The Government is already aware of its importance judging that nation-building forms one of the core modules of the PLKN (National Service Training).
Although this module is inadvertently facing a threat in terms of its dilution with other sub-modules that have begun to make its way into the PLKN programme ‘Return to basic NS objectives’ (The Star, April 14), it is a commendable start and should be supported and nurtured.
Everyone should heave a sigh of relief that the Government is serious in alleviating the problem of disunity and lack of patriotism amongst our youths.
Prof Emeritus Tan Sri Dr Khoo Kay Kim was quoted as saying that “fostering patriotism and unity was achievable through the promotion of History” (The Star, May 4).
With the setting up of the committee headed by Malaysian Historical Society chairman Datuk Omar Hashim, the ball is now in their court, beckoning for direction and concrete measures to ensure that the whole business of this “Histor(y)ic transformation” of our youths does not yet turn into an exercise in futility.

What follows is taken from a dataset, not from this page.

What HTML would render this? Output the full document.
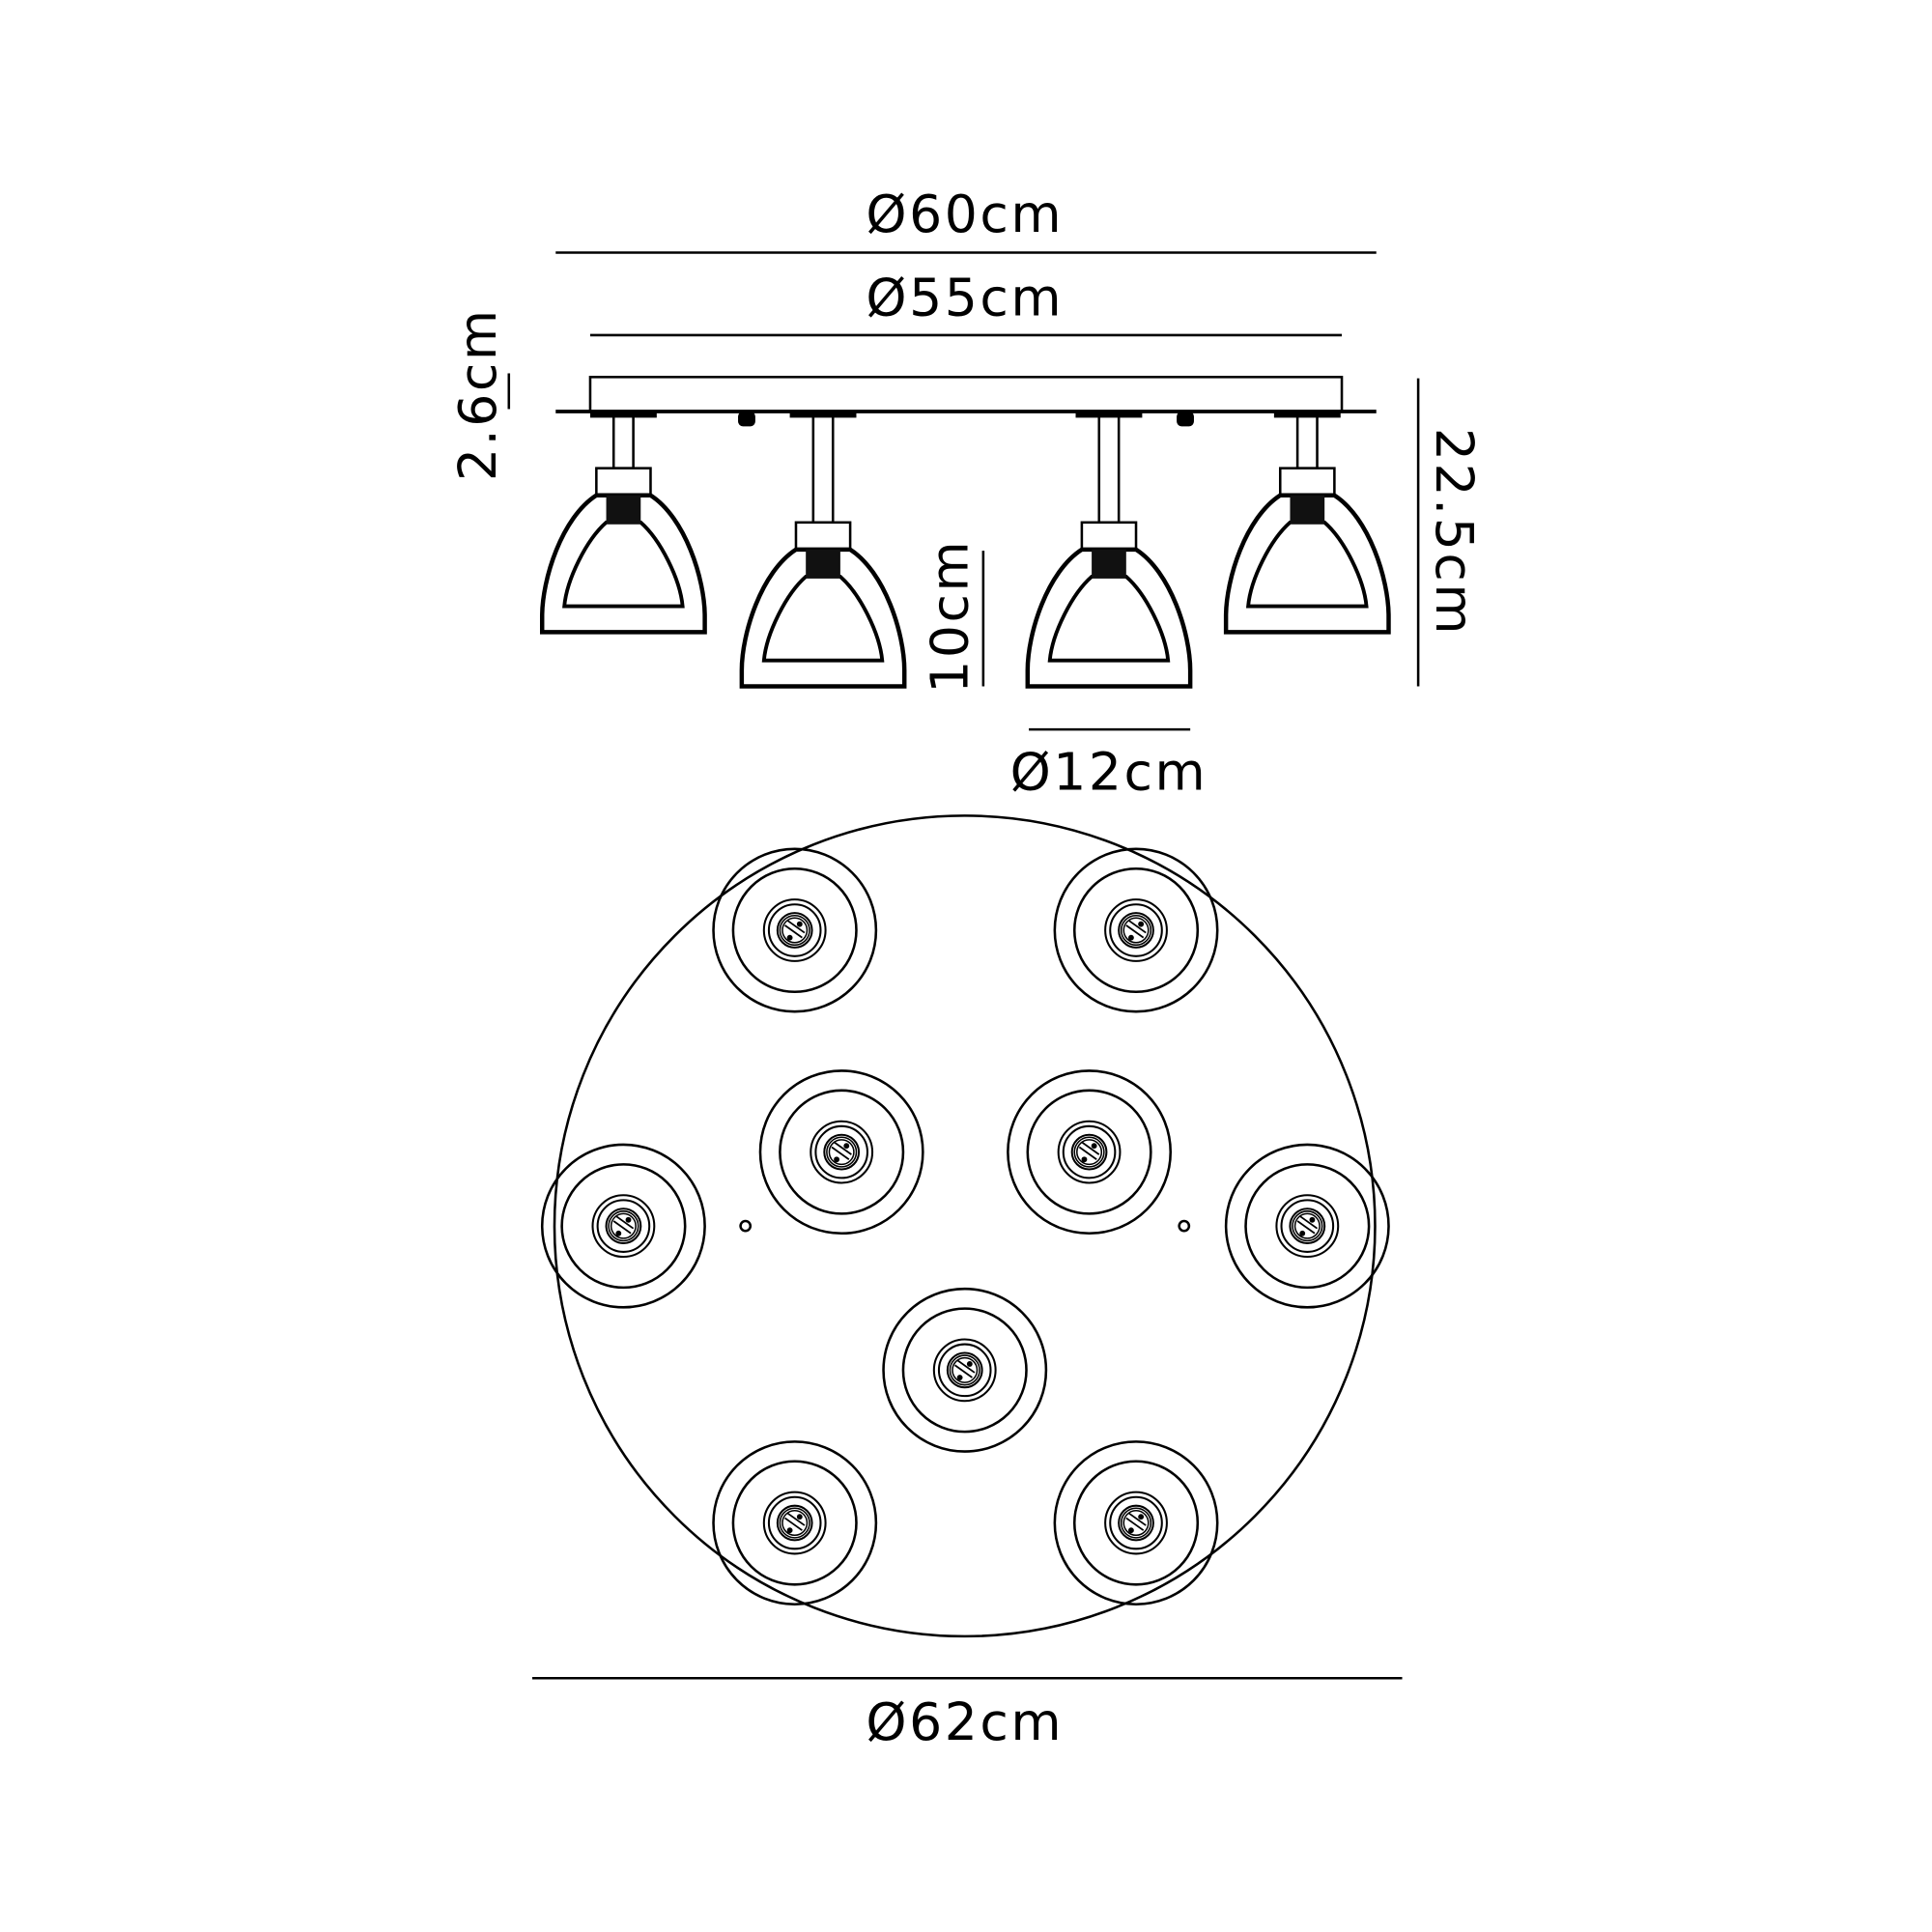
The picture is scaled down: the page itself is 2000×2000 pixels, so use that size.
<!DOCTYPE html>
<html><head><meta charset="utf-8"><style>html,body{margin:0;padding:0;background:#fff}svg{display:block}</style></head>
<body>
<svg width="2000" height="2000" viewBox="0 0 1568 1568" xmlns="http://www.w3.org/2000/svg">
<defs>
<g id="spot" fill="none" stroke="#000">
<circle r="66" stroke-width="2"/>
<circle r="50" stroke-width="2"/>
<circle r="25" stroke-width="1.6"/>
<circle r="21" stroke-width="1.6"/>
<circle r="14" stroke-width="1.6"/>
<circle r="12" stroke-width="1.2"/>
<circle r="10" stroke-width="1.2"/>
<path d="M-8,-4 L6,6 M-6,-8 L8,2" stroke-width="1.4"/>
<circle cx="4" cy="-5" r="1.8" fill="#000"/>
<circle cx="-4" cy="6" r="1.8" fill="#000"/>
</g>
<g id="pend" stroke="#000" fill="none">
<rect x="-22" y="0" width="44" height="22" stroke-width="2" fill="#fff"/>
<path d="M-22,22 C-50,40 -66,90 -66,120 L-66,133 L66,133 L66,120 C66,90 50,40 22,22 Z" stroke-width="3.5" fill="#fff"/>
<path d="M-14,44 C-30,58 -46,90 -48,112 L48,112 C46,90 30,58 14,44 Z" stroke-width="3" fill="#fff"/>
<rect x="-14" y="22" width="28" height="23" fill="#111" stroke="none"/>
</g>
</defs>
<g font-family="'DejaVu Sans','Liberation Sans',sans-serif" font-size="42" fill="#000" text-anchor="middle" letter-spacing="2">
<text x="783" y="188">Ø60cm</text>
<text x="783" y="256">Ø55cm</text>
<text x="900" y="641">Ø12cm</text>
<text x="783" y="1412">Ø62cm</text>
<text transform="translate(402,320) rotate(-90)">2.6cm</text>
<text transform="translate(785,500) rotate(-90)">10cm</text>
<text transform="translate(1166,432) rotate(90)">22.5cm</text>
</g>
<g stroke="#000" stroke-width="2" fill="none">
<line x1="451" y1="205" x2="1117" y2="205"/>
<line x1="479" y1="272" x2="1089" y2="272"/>
<line x1="413" y1="303" x2="413" y2="332"/>
<line x1="1151" y1="307" x2="1151" y2="557"/>
<line x1="798" y1="447" x2="798" y2="557"/>
<line x1="835" y1="592" x2="966" y2="592"/>
<line x1="432" y1="1362" x2="1138" y2="1362"/>
<rect x="479" y="306" width="610" height="28"/>
<line x1="451" y1="334" x2="1117" y2="334" stroke-width="3"/>
</g>
<g fill="#000">
<rect x="479" y="334" width="54" height="5"/>
<rect x="641" y="334" width="54" height="5"/>
<rect x="873" y="334" width="54" height="5"/>
<rect x="1034" y="334" width="54" height="5"/>
<rect x="599" y="334" width="14" height="12" rx="4"/>
<rect x="955" y="334" width="14" height="12" rx="4"/>
</g>
<g stroke="#000" stroke-width="2" fill="#fff">
<rect x="498" y="338" width="16" height="42"/>
<rect x="660" y="338" width="16" height="86"/>
<rect x="892" y="338" width="16" height="86"/>
<rect x="1053" y="338" width="16" height="42"/>
</g>
<use href="#pend" x="506" y="380"/>
<use href="#pend" x="668" y="424"/>
<use href="#pend" x="900" y="424"/>
<use href="#pend" x="1061" y="380"/>
<circle cx="783" cy="995" r="333" fill="none" stroke="#000" stroke-width="2"/>
<circle cx="605" cy="995" r="4" fill="none" stroke="#000" stroke-width="2"/>
<circle cx="961" cy="995" r="4" fill="none" stroke="#000" stroke-width="2"/>
<use href="#spot" x="645" y="755"/>
<use href="#spot" x="922" y="755"/>
<use href="#spot" x="683" y="935"/>
<use href="#spot" x="884" y="935"/>
<use href="#spot" x="506" y="995"/>
<use href="#spot" x="1061" y="995"/>
<use href="#spot" x="783" y="1112"/>
<use href="#spot" x="645" y="1236"/>
<use href="#spot" x="922" y="1236"/>
</svg>
</body></html>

It is of course preposterous to expect results within a short time.
The committee must unequivocally carry out its task without fear or favour, unclouded by religious, racial or provincial sentiments favourable to any group or people.
For instance, the writing and rewriting of history texts must recognise the contributions and sacrifices of every ethnic group, no matter how minute or insignificant, and not just the contributions of a particular ethnic group.
The whole rigmarole of incorporating nation-building into the texts is an arduous task.
Every expertise must be sought and explored, and all loose ends tied and knotted.
No stone should be left unturned and no cutting of corners tolerated.
That accomplished, the issue of competent teachers to carry out the teaching must be addressed.
With the subject made into a must-pass in SPM from 2013, it becomes all the more urgent.
The teaching of History per se, albeit with nation building as its top agenda, does not guarantee a wholesome transformation of our youths into united and patriotic citizens.
Every endeavour must, therefore, be exhausted to ensure that we adults live and act as united and patriotic citizens because nothing is more inspiring and emulative to youths than shining and living models of unity and patriotism exhibited before their very eyes.
Towards this end, the committee needs to look into ways to instill unity and a sense of patriotism amongst those adults lacking in such attributes before they become the bane in achieving our noble intentions for youths.
The journey to achieving such lofty ideals is indeed arduous but with patience and perseverance in carrying out the approaches mentioned, it is not insurmoun- table.
Rome was not built in a day. The USA took more than 200 years to elect and accept a black president.